Overall, there is potential for the GHG reductions to exceed the report's expectations, Birn said.

"This report could very well be a conservative estimate," he said. "We intentionally excluded any transformational technologies under development in the oil sands and only factored for the deployment of commercial or near-commercial technologies or efficiencies, only existing trends."

While the new IHS Markit report focuses exclusively on upstream operations and did not assess the full life-cycle emissions (the entire life of the fuel from upstream production through the combustion), the report does extrapolate preliminary life cycle estimates by drawing on previous IHS Markit research of life-cycle GHG intensity. Emissions intensity of SAGD was lower than previous assessments with the most efficient operations already operating near the U.S. average. Mined SCO emissions were nearly identical to prior assessments, while mined dilbit—which did not start until 2013—is expected to move to be on par with the U.S. average over time.

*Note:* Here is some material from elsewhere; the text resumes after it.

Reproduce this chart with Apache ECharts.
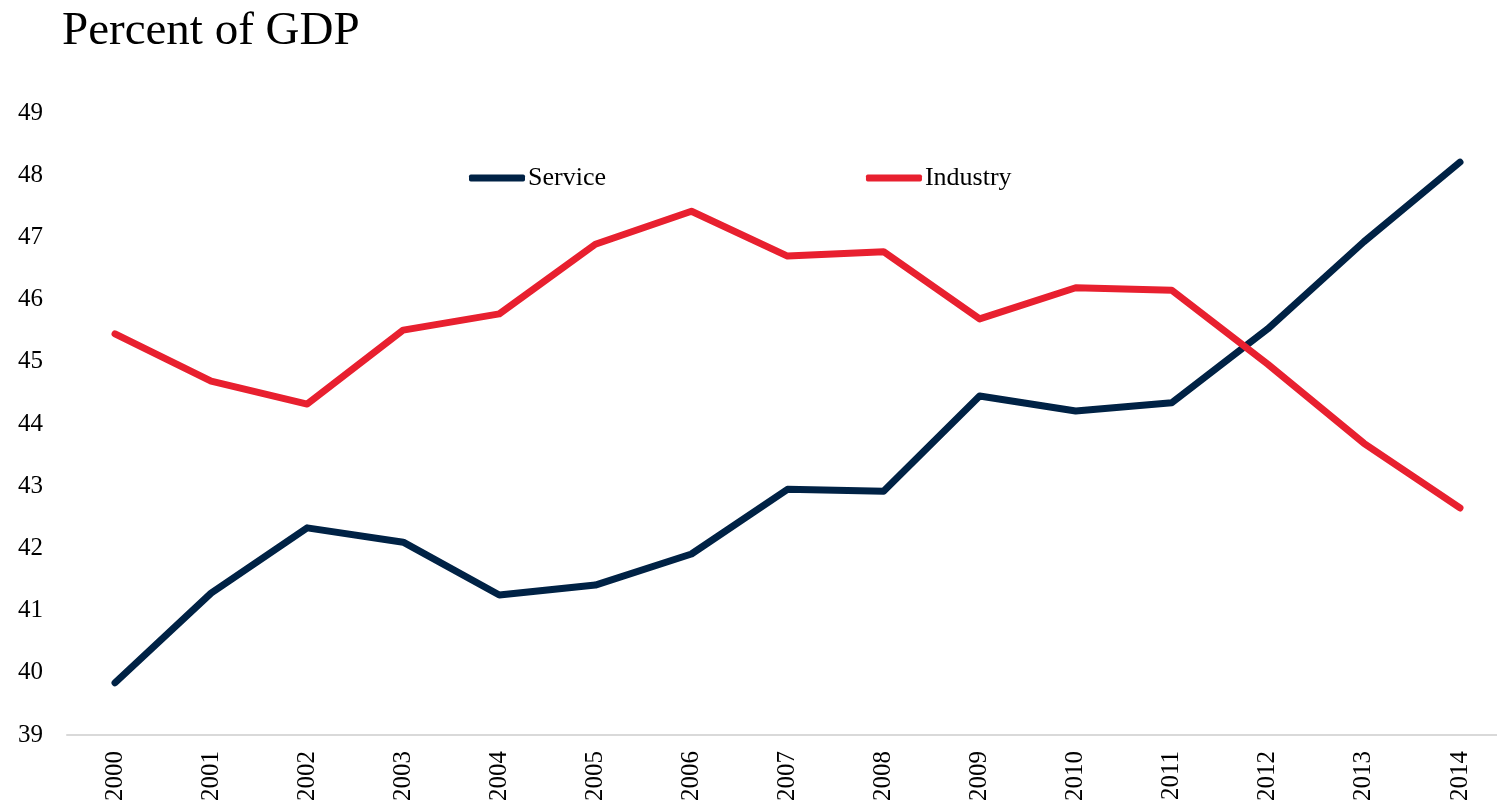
<!DOCTYPE html>
<html>
<head>
<meta charset="utf-8">
<style>
  html, body { margin: 0; padding: 0; background: #fff; }
  #chart { width: 1497px; height: 806px; }
</style>
<script src="https://cdn.jsdelivr.net/npm/echarts@6/dist/echarts.min.js"></script>
</head>
<body>
<div id="chart"></div>
<script>
// Sector shares of GDP, 2000–2014
const years = ['2000','2001','2002','2003','2004','2005','2006','2007','2008','2009','2010','2011','2012','2013','2014'];
const service = [39.84, 41.28, 42.33, 42.10, 41.25, 41.41, 41.91, 42.95, 42.92, 44.45, 44.21, 44.34, 45.53, 46.93, 48.21];
const industry = [45.45, 44.69, 44.32, 45.51, 45.77, 46.89, 47.42, 46.70, 46.77, 45.69, 46.19, 46.15, 44.96, 43.69, 42.65];
const yMin = 39, yMax = 49, yStep = 1;

const font = '"Liberation Serif", "Times New Roman", serif';
const chart = echarts.init(document.getElementById('chart'));

chart.setOption({
  animation: false,
  title: {
    text: 'Percent of GDP',
    left: 57, top: 3,
    textStyle: { fontFamily: font, fontSize: 47, fontWeight: 'normal', color: '#000' }
  },
  legend: {
    left: 464, top: 160,
    itemWidth: 56, itemHeight: 7, itemGap: 260,
    icon: 'roundRect',
    textStyle: { fontFamily: font, fontSize: 26, color: '#000', padding: [0, 0, 0, -2] },
    data: ['Service', 'Industry']
  },
  grid: {
    left: 67, top: 113, width: 1441, height: 622,
    containLabel: false, outerBoundsMode: 'none'
  },
  xAxis: {
    type: 'category',
    data: years,
    boundaryGap: true,
    axisLine: { lineStyle: { color: '#d9d9d9', width: 2 } },
    axisTick: { show: false },
    axisLabel: { rotate: 90, margin: 16, fontFamily: font, fontSize: 25, color: '#000' }
  },
  yAxis: {
    type: 'value',
    min: yMin, max: yMax, interval: yStep,
    splitLine: { show: false },
    axisLine: { show: false },
    axisTick: { show: false },
    axisLabel: { margin: 24, fontFamily: font, fontSize: 25, color: '#000' }
  },
  series: [
    {
      name: 'Service', type: 'line', data: service,
      showSymbol: false, symbol: 'none',
      lineStyle: { color: '#002245', width: 7, cap: 'round', join: 'round' },
      itemStyle: { color: '#002245' }
    },
    {
      name: 'Industry', type: 'line', data: industry,
      showSymbol: false, symbol: 'none',
      lineStyle: { color: '#e8202f', width: 7, cap: 'round', join: 'round' },
      itemStyle: { color: '#e8202f' }
    }
  ]
});
</script>
</body>
</html>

The report also notes the high degree of project-by-project variability in oil sands GHG intensity and cautioned against overgeneralization of industry averages. The report found oil sands GHG intensity in 2017 ranged from 39 kilograms (kg) of carbon dioxide equivalent (CO2e) per bbl to 127 kgCO2e/bbl). When placed on a full life-cycle basis that equates to 1 percent below to 16 percent above the average crude oil refined in the United States.

"Oil sands facilities are diverse and so are their emissions. A focus solely upon the average may lead to over generalizations and may not represent the reality of any one individual operation," Birn said. "There are some operations today that appear to be at or near the U.S. average already."